#### [INFORMATION SUPPLIED]
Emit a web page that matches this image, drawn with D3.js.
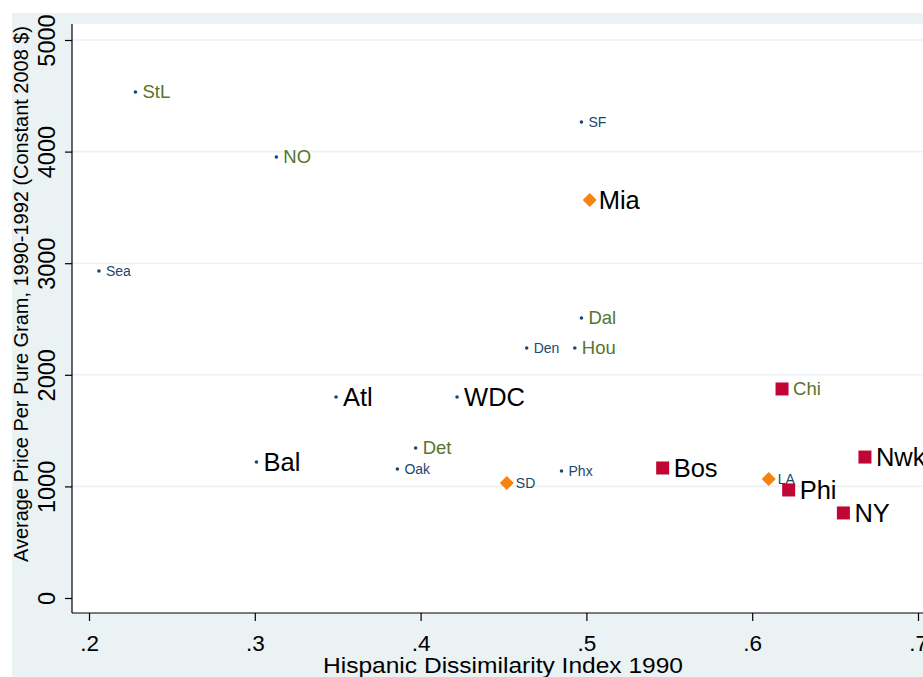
<!DOCTYPE html>
<html>
<head>
<meta charset="utf-8">
<script src="https://cdn.jsdelivr.net/npm/d3@7"></script>
<style>
  body { margin: 0; background: #fff; }
  svg { display: block; font-family: "Liberation Sans", Arial, sans-serif; }
</style>
</head>
<body>
<svg id="vis" width="923" height="677"></svg>
<script>
// city data
var cities = ["StL","NO","Sea","SF","Mia","Dal","Den","Hou","Atl","WDC","Bal","Det","Oak","SD","Phx","Bos","Chi","LA","Phi","NY","Nwk"]
var dissim = [0.228,0.313,0.206,0.497,0.502,0.497,0.464,0.493,0.349,0.422,0.301,0.397,0.386,0.452,0.485,0.546,0.618,0.610,0.622,0.655,0.668]
var price  = [4534,3952,2930,4265,3566,2509,2240,2240,1801,1801,1219,1344,1156,1030,1138,1165,1873,1066,968,762,1263]
var marker = ["dot","dot","dot","dot","diamond","dot","dot","dot","dot","dot","dot","dot","dot","diamond","dot","square","square","diamond","square","square","square"]
var labelStyle = ["mid","mid","small","small","big","mid","small","mid","big","big","big","mid","small","small","small","big","mid","small","big","big","big"]

var xTicks = [0.2,0.3,0.4,0.5,0.6,0.7]
var xTickLabels = [".2",".3",".4",".5",".6",".7"]
var yTicks = [0,1000,2000,3000,4000,5000]
var xTitle = "Hispanic Dissimilarity Index 1990"
var yTitle = "Average Price Per Pure Gram, 1990-1992 (Constant 2008 $)"

var svg = d3.select("#vis")
var width = 923, height = 677
var axisX = 72, axisY = 613, plotTop = 24

var x = d3.scaleLinear().domain([0.2, 0.7]).range([89, 918])
var y = d3.scaleLinear().domain([0, 5000]).range([598, 40])

var labelFont = {big: 25.5, mid: 18.5, small: 14}
var labelColor = {big: "#000000", mid: "#55752f", small: "#1a476f"}

// outer background
svg.append("rect").attr("x", 12).attr("y", 13).attr("width", width).attr("height", height)
    .attr("fill", "#eaf2f3")
// plot region
svg.append("rect").attr("x", axisX).attr("y", plotTop).attr("width", width - axisX).attr("height", axisY - plotTop)
    .attr("fill", "#ffffff")

// gridlines
svg.append("g").selectAll("line").data(yTicks.filter(d => d > 0)).join("line")
    .attr("x1", axisX).attr("x2", width)
    .attr("y1", d => y(d)).attr("y2", d => y(d))
    .style("stroke", "#eaf2f3").style("stroke-width", 1.6)

// y axis
var yAxis = svg.append("g").attr("transform", "translate(" + axisX + ",0)")
    .call(d3.axisLeft(y).tickValues(yTicks).tickSize(7).tickFormat(d3.format("d")))
yAxis.select(".domain").attr("d", "M0," + plotTop + "V" + axisY).style("stroke", "#000").style("stroke-width", 1.2)
yAxis.selectAll(".tick line").style("stroke", "#000").style("stroke-width", 1.2)
yAxis.selectAll(".tick text")
    .attr("x", null).attr("dy", null)
    .attr("text-anchor", "middle")
    .attr("transform", "translate(-17,0) rotate(-90)")
    .style("font-size", "23.5px").style("font-family", "Liberation Sans, Arial, sans-serif").attr("fill", "#000")

// x axis
var xAxis = svg.append("g").attr("transform", "translate(0," + axisY + ")")
    .call(d3.axisBottom(x).tickValues(xTicks).tickSize(8).tickFormat((d, i) => xTickLabels[i]))
xAxis.select(".domain").attr("d", "M" + axisX + ",0H" + width).style("stroke", "#000").style("stroke-width", 1.2)
xAxis.selectAll(".tick line").style("stroke", "#000").style("stroke-width", 1.2)
xAxis.selectAll(".tick text")
    .attr("y", 38).attr("dy", null)
    .style("font-size", "22.5px").style("font-family", "Liberation Sans, Arial, sans-serif").attr("fill", "#000")

// axis titles
svg.append("text").attr("x", 503).attr("y", 673).attr("text-anchor", "middle")
    .attr("textLength", 360).attr("lengthAdjust", "spacingAndGlyphs")
    .style("font-size", "22px").attr("fill", "#000").text(xTitle)
svg.append("text").attr("transform", "translate(28,294) rotate(-90)").attr("text-anchor", "middle")
    .attr("textLength", 536).attr("lengthAdjust", "spacingAndGlyphs")
    .style("font-size", "20px").attr("fill", "#000").text(yTitle)

// points
var pts = cities.map((c, i) => ({name: c, x: dissim[i], y: price[i], m: marker[i], s: labelStyle[i]}))
var g = svg.append("g")
pts.forEach(function(d) {
    var px = x(d.x), py = y(d.y), off
    if (d.m == "dot") {
        g.append("circle").attr("cx", px).attr("cy", py).attr("r", 1.8).attr("fill", "#1a476f")
        off = 7
    } else if (d.m == "diamond") {
        g.append("path").attr("d", "M" + px + "," + (py - 7) + "L" + (px + 7) + "," + py + "L" + px + "," + (py + 7) + "L" + (px - 7) + "," + py + "Z")
            .attr("fill", "#f7820e")
        off = 9
    } else {
        g.append("rect").attr("x", px - 6.5).attr("y", py - 6.5).attr("width", 13).attr("height", 13)
            .attr("fill", "#c10534")
        off = 11
    }
    g.append("text").attr("x", px + off).attr("y", py).attr("dy", "0.35em")
        .style("font-size", labelFont[d.s] + "px").attr("fill", labelColor[d.s]).text(d.name)
})
</script>
</body>
</html>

#### [INSTRUCTIONS TO FOLLOW]
Give the data above again in full and unchanged, skipping the pictures.

#### [OUTPUT BELOW]
Emit a web page that matches this image, drawn with D3.js.
<!DOCTYPE html>
<html>
<head>
<meta charset="utf-8">
<script src="https://cdn.jsdelivr.net/npm/d3@7"></script>
<style>
  body { margin: 0; background: #fff; }
  svg { display: block; font-family: "Liberation Sans", Arial, sans-serif; }
</style>
</head>
<body>
<svg id="vis" width="923" height="677"></svg>
<script>
// city data
var cities = ["StL","NO","Sea","SF","Mia","Dal","Den","Hou","Atl","WDC","Bal","Det","Oak","SD","Phx","Bos","Chi","LA","Phi","NY","Nwk"]
var dissim = [0.228,0.313,0.206,0.497,0.502,0.497,0.464,0.493,0.349,0.422,0.301,0.397,0.386,0.452,0.485,0.546,0.618,0.610,0.622,0.655,0.668]
var price  = [4534,3952,2930,4265,3566,2509,2240,2240,1801,1801,1219,1344,1156,1030,1138,1165,1873,1066,968,762,1263]
var marker = ["dot","dot","dot","dot","diamond","dot","dot","dot","dot","dot","dot","dot","dot","diamond","dot","square","square","diamond","square","square","square"]
var labelStyle = ["mid","mid","small","small","big","mid","small","mid","big","big","big","mid","small","small","small","big","mid","small","big","big","big"]

var xTicks = [0.2,0.3,0.4,0.5,0.6,0.7]
var xTickLabels = [".2",".3",".4",".5",".6",".7"]
var yTicks = [0,1000,2000,3000,4000,5000]
var xTitle = "Hispanic Dissimilarity Index 1990"
var yTitle = "Average Price Per Pure Gram, 1990-1992 (Constant 2008 $)"

var svg = d3.select("#vis")
var width = 923, height = 677
var axisX = 72, axisY = 613, plotTop = 24

var x = d3.scaleLinear().domain([0.2, 0.7]).range([89, 918])
var y = d3.scaleLinear().domain([0, 5000]).range([598, 40])

var labelFont = {big: 25.5, mid: 18.5, small: 14}
var labelColor = {big: "#000000", mid: "#55752f", small: "#1a476f"}

// outer background
svg.append("rect").attr("x", 12).attr("y", 13).attr("width", width).attr("height", height)
    .attr("fill", "#eaf2f3")
// plot region
svg.append("rect").attr("x", axisX).attr("y", plotTop).attr("width", width - axisX).attr("height", axisY - plotTop)
    .attr("fill", "#ffffff")

// gridlines
svg.append("g").selectAll("line").data(yTicks.filter(d => d > 0)).join("line")
    .attr("x1", axisX).attr("x2", width)
    .attr("y1", d => y(d)).attr("y2", d => y(d))
    .style("stroke", "#eaf2f3").style("stroke-width", 1.6)

// y axis
var yAxis = svg.append("g").attr("transform", "translate(" + axisX + ",0)")
    .call(d3.axisLeft(y).tickValues(yTicks).tickSize(7).tickFormat(d3.format("d")))
yAxis.select(".domain").attr("d", "M0," + plotTop + "V" + axisY).style("stroke", "#000").style("stroke-width", 1.2)
yAxis.selectAll(".tick line").style("stroke", "#000").style("stroke-width", 1.2)
yAxis.selectAll(".tick text")
    .attr("x", null).attr("dy", null)
    .attr("text-anchor", "middle")
    .attr("transform", "translate(-17,0) rotate(-90)")
    .style("font-size", "23.5px").style("font-family", "Liberation Sans, Arial, sans-serif").attr("fill", "#000")

// x axis
var xAxis = svg.append("g").attr("transform", "translate(0," + axisY + ")")
    .call(d3.axisBottom(x).tickValues(xTicks).tickSize(8).tickFormat((d, i) => xTickLabels[i]))
xAxis.select(".domain").attr("d", "M" + axisX + ",0H" + width).style("stroke", "#000").style("stroke-width", 1.2)
xAxis.selectAll(".tick line").style("stroke", "#000").style("stroke-width", 1.2)
xAxis.selectAll(".tick text")
    .attr("y", 38).attr("dy", null)
    .style("font-size", "22.5px").style("font-family", "Liberation Sans, Arial, sans-serif").attr("fill", "#000")

// axis titles
svg.append("text").attr("x", 503).attr("y", 673).attr("text-anchor", "middle")
    .attr("textLength", 360).attr("lengthAdjust", "spacingAndGlyphs")
    .style("font-size", "22px").attr("fill", "#000").text(xTitle)
svg.append("text").attr("transform", "translate(28,294) rotate(-90)").attr("text-anchor", "middle")
    .attr("textLength", 536).attr("lengthAdjust", "spacingAndGlyphs")
    .style("font-size", "20px").attr("fill", "#000").text(yTitle)

// points
var pts = cities.map((c, i) => ({name: c, x: dissim[i], y: price[i], m: marker[i], s: labelStyle[i]}))
var g = svg.append("g")
pts.forEach(function(d) {
    var px = x(d.x), py = y(d.y), off
    if (d.m == "dot") {
        g.append("circle").attr("cx", px).attr("cy", py).attr("r", 1.8).attr("fill", "#1a476f")
        off = 7
    } else if (d.m == "diamond") {
        g.append("path").attr("d", "M" + px + "," + (py - 7) + "L" + (px + 7) + "," + py + "L" + px + "," + (py + 7) + "L" + (px - 7) + "," + py + "Z")
            .attr("fill", "#f7820e")
        off = 9
    } else {
        g.append("rect").attr("x", px - 6.5).attr("y", py - 6.5).attr("width", 13).attr("height", 13)
            .attr("fill", "#c10534")
        off = 11
    }
    g.append("text").attr("x", px + off).attr("y", py).attr("dy", "0.35em")
        .style("font-size", labelFont[d.s] + "px").attr("fill", labelColor[d.s]).text(d.name)
})
</script>
</body>
</html>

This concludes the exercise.